[start]
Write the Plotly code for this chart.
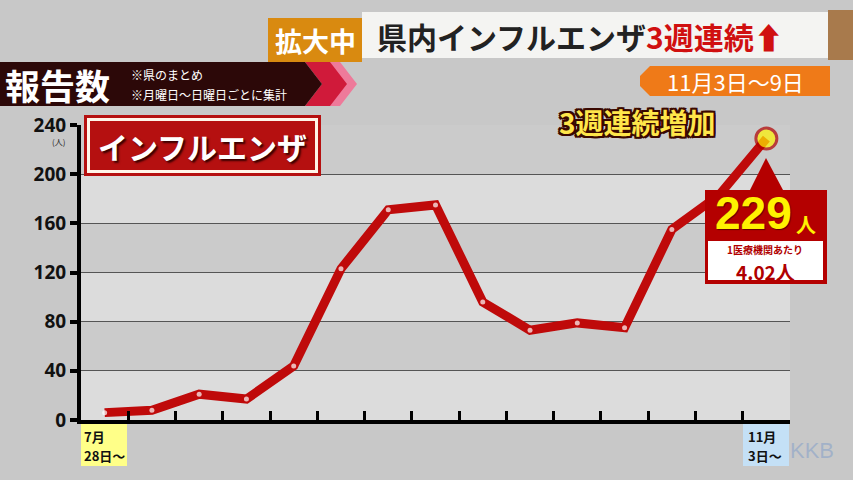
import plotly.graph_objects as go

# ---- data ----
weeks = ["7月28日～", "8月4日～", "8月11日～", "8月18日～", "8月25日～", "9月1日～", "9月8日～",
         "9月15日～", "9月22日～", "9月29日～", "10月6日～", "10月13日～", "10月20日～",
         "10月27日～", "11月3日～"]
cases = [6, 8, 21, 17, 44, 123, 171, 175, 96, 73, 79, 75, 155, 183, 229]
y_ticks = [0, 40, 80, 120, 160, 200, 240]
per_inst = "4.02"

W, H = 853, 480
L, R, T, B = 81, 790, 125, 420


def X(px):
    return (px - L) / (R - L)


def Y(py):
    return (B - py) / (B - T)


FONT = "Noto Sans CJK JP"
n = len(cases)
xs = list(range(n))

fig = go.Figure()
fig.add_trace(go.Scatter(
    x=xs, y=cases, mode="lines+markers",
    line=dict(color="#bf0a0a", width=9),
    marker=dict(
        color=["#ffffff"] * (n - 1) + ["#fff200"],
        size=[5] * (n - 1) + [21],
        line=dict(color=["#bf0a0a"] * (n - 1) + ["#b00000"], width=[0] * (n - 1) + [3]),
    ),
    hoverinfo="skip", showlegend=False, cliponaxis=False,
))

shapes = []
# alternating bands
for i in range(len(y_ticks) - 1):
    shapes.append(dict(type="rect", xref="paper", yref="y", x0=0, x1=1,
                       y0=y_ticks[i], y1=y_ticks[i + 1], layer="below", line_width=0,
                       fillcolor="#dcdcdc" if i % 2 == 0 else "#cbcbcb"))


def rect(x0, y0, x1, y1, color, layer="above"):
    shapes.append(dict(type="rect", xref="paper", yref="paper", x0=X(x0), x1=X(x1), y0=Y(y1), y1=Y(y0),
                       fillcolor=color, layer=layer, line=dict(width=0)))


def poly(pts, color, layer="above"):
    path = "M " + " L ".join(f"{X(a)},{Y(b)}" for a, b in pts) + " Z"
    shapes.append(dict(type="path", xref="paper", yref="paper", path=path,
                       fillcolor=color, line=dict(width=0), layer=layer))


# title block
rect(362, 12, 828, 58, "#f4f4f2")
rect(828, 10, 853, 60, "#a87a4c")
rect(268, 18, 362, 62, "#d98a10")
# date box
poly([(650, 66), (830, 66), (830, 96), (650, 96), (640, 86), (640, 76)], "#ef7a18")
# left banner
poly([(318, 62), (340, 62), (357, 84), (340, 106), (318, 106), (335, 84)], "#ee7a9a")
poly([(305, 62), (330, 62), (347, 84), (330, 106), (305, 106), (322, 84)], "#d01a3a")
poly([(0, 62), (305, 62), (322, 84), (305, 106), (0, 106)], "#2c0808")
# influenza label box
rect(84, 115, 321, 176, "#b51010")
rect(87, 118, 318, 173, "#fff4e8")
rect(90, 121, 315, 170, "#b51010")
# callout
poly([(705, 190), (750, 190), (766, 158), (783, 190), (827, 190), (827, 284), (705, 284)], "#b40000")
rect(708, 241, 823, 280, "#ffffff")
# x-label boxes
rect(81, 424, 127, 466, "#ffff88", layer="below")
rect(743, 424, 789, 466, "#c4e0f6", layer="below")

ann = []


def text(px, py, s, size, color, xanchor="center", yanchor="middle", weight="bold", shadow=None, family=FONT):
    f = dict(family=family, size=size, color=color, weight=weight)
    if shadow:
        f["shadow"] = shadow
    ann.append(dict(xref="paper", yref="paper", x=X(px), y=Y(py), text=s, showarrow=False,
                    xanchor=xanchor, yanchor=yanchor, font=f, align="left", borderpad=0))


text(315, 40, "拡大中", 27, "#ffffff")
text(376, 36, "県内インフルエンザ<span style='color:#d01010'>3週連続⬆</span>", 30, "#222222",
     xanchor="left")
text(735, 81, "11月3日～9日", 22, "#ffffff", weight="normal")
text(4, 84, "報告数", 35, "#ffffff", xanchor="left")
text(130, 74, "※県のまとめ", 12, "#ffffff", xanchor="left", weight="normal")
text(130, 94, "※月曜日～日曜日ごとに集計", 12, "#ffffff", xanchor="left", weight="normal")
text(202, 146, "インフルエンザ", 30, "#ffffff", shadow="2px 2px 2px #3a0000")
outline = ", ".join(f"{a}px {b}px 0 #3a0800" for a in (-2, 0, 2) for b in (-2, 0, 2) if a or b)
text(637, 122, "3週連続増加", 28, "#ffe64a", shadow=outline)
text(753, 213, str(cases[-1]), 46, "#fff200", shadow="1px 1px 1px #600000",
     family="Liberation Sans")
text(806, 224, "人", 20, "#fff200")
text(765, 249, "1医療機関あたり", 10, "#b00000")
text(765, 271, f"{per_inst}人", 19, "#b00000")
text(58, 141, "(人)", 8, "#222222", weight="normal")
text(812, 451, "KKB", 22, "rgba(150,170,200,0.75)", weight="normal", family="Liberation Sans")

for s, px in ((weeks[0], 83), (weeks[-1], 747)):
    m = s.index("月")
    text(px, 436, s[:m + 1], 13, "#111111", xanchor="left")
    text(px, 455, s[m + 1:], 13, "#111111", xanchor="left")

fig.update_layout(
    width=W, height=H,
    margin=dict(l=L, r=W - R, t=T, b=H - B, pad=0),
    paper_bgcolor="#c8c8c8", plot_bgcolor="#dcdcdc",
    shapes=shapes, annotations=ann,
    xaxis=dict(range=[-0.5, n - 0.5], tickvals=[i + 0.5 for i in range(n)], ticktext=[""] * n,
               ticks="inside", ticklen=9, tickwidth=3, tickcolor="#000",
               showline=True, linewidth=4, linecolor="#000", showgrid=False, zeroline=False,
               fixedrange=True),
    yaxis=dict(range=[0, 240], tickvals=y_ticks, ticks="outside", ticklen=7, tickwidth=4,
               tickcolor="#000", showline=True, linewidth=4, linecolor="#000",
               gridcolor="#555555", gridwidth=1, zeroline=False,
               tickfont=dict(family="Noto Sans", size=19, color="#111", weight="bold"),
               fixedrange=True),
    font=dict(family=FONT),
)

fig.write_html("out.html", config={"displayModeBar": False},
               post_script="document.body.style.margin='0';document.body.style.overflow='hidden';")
[end]
#### [Task requirements]
Images should not appear in the copy; retype the listing above exactly.

#### [Solution]
Write the Plotly code for this chart.
import plotly.graph_objects as go

# ---- data ----
weeks = ["7月28日～", "8月4日～", "8月11日～", "8月18日～", "8月25日～", "9月1日～", "9月8日～",
         "9月15日～", "9月22日～", "9月29日～", "10月6日～", "10月13日～", "10月20日～",
         "10月27日～", "11月3日～"]
cases = [6, 8, 21, 17, 44, 123, 171, 175, 96, 73, 79, 75, 155, 183, 229]
y_ticks = [0, 40, 80, 120, 160, 200, 240]
per_inst = "4.02"

W, H = 853, 480
L, R, T, B = 81, 790, 125, 420


def X(px):
    return (px - L) / (R - L)


def Y(py):
    return (B - py) / (B - T)


FONT = "Noto Sans CJK JP"
n = len(cases)
xs = list(range(n))

fig = go.Figure()
fig.add_trace(go.Scatter(
    x=xs, y=cases, mode="lines+markers",
    line=dict(color="#bf0a0a", width=9),
    marker=dict(
        color=["#ffffff"] * (n - 1) + ["#fff200"],
        size=[5] * (n - 1) + [21],
        line=dict(color=["#bf0a0a"] * (n - 1) + ["#b00000"], width=[0] * (n - 1) + [3]),
    ),
    hoverinfo="skip", showlegend=False, cliponaxis=False,
))

shapes = []
# alternating bands
for i in range(len(y_ticks) - 1):
    shapes.append(dict(type="rect", xref="paper", yref="y", x0=0, x1=1,
                       y0=y_ticks[i], y1=y_ticks[i + 1], layer="below", line_width=0,
                       fillcolor="#dcdcdc" if i % 2 == 0 else "#cbcbcb"))


def rect(x0, y0, x1, y1, color, layer="above"):
    shapes.append(dict(type="rect", xref="paper", yref="paper", x0=X(x0), x1=X(x1), y0=Y(y1), y1=Y(y0),
                       fillcolor=color, layer=layer, line=dict(width=0)))


def poly(pts, color, layer="above"):
    path = "M " + " L ".join(f"{X(a)},{Y(b)}" for a, b in pts) + " Z"
    shapes.append(dict(type="path", xref="paper", yref="paper", path=path,
                       fillcolor=color, line=dict(width=0), layer=layer))


# title block
rect(362, 12, 828, 58, "#f4f4f2")
rect(828, 10, 853, 60, "#a87a4c")
rect(268, 18, 362, 62, "#d98a10")
# date box
poly([(650, 66), (830, 66), (830, 96), (650, 96), (640, 86), (640, 76)], "#ef7a18")
# left banner
poly([(318, 62), (340, 62), (357, 84), (340, 106), (318, 106), (335, 84)], "#ee7a9a")
poly([(305, 62), (330, 62), (347, 84), (330, 106), (305, 106), (322, 84)], "#d01a3a")
poly([(0, 62), (305, 62), (322, 84), (305, 106), (0, 106)], "#2c0808")
# influenza label box
rect(84, 115, 321, 176, "#b51010")
rect(87, 118, 318, 173, "#fff4e8")
rect(90, 121, 315, 170, "#b51010")
# callout
poly([(705, 190), (750, 190), (766, 158), (783, 190), (827, 190), (827, 284), (705, 284)], "#b40000")
rect(708, 241, 823, 280, "#ffffff")
# x-label boxes
rect(81, 424, 127, 466, "#ffff88", layer="below")
rect(743, 424, 789, 466, "#c4e0f6", layer="below")

ann = []


def text(px, py, s, size, color, xanchor="center", yanchor="middle", weight="bold", shadow=None, family=FONT):
    f = dict(family=family, size=size, color=color, weight=weight)
    if shadow:
        f["shadow"] = shadow
    ann.append(dict(xref="paper", yref="paper", x=X(px), y=Y(py), text=s, showarrow=False,
                    xanchor=xanchor, yanchor=yanchor, font=f, align="left", borderpad=0))


text(315, 40, "拡大中", 27, "#ffffff")
text(376, 36, "県内インフルエンザ<span style='color:#d01010'>3週連続⬆</span>", 30, "#222222",
     xanchor="left")
text(735, 81, "11月3日～9日", 22, "#ffffff", weight="normal")
text(4, 84, "報告数", 35, "#ffffff", xanchor="left")
text(130, 74, "※県のまとめ", 12, "#ffffff", xanchor="left", weight="normal")
text(130, 94, "※月曜日～日曜日ごとに集計", 12, "#ffffff", xanchor="left", weight="normal")
text(202, 146, "インフルエンザ", 30, "#ffffff", shadow="2px 2px 2px #3a0000")
outline = ", ".join(f"{a}px {b}px 0 #3a0800" for a in (-2, 0, 2) for b in (-2, 0, 2) if a or b)
text(637, 122, "3週連続増加", 28, "#ffe64a", shadow=outline)
text(753, 213, str(cases[-1]), 46, "#fff200", shadow="1px 1px 1px #600000",
     family="Liberation Sans")
text(806, 224, "人", 20, "#fff200")
text(765, 249, "1医療機関あたり", 10, "#b00000")
text(765, 271, f"{per_inst}人", 19, "#b00000")
text(58, 141, "(人)", 8, "#222222", weight="normal")
text(812, 451, "KKB", 22, "rgba(150,170,200,0.75)", weight="normal", family="Liberation Sans")

for s, px in ((weeks[0], 83), (weeks[-1], 747)):
    m = s.index("月")
    text(px, 436, s[:m + 1], 13, "#111111", xanchor="left")
    text(px, 455, s[m + 1:], 13, "#111111", xanchor="left")

fig.update_layout(
    width=W, height=H,
    margin=dict(l=L, r=W - R, t=T, b=H - B, pad=0),
    paper_bgcolor="#c8c8c8", plot_bgcolor="#dcdcdc",
    shapes=shapes, annotations=ann,
    xaxis=dict(range=[-0.5, n - 0.5], tickvals=[i + 0.5 for i in range(n)], ticktext=[""] * n,
               ticks="inside", ticklen=9, tickwidth=3, tickcolor="#000",
               showline=True, linewidth=4, linecolor="#000", showgrid=False, zeroline=False,
               fixedrange=True),
    yaxis=dict(range=[0, 240], tickvals=y_ticks, ticks="outside", ticklen=7, tickwidth=4,
               tickcolor="#000", showline=True, linewidth=4, linecolor="#000",
               gridcolor="#555555", gridwidth=1, zeroline=False,
               tickfont=dict(family="Noto Sans", size=19, color="#111", weight="bold"),
               fixedrange=True),
    font=dict(family=FONT),
)

fig.write_html("out.html", config={"displayModeBar": False},
               post_script="document.body.style.margin='0';document.body.style.overflow='hidden';")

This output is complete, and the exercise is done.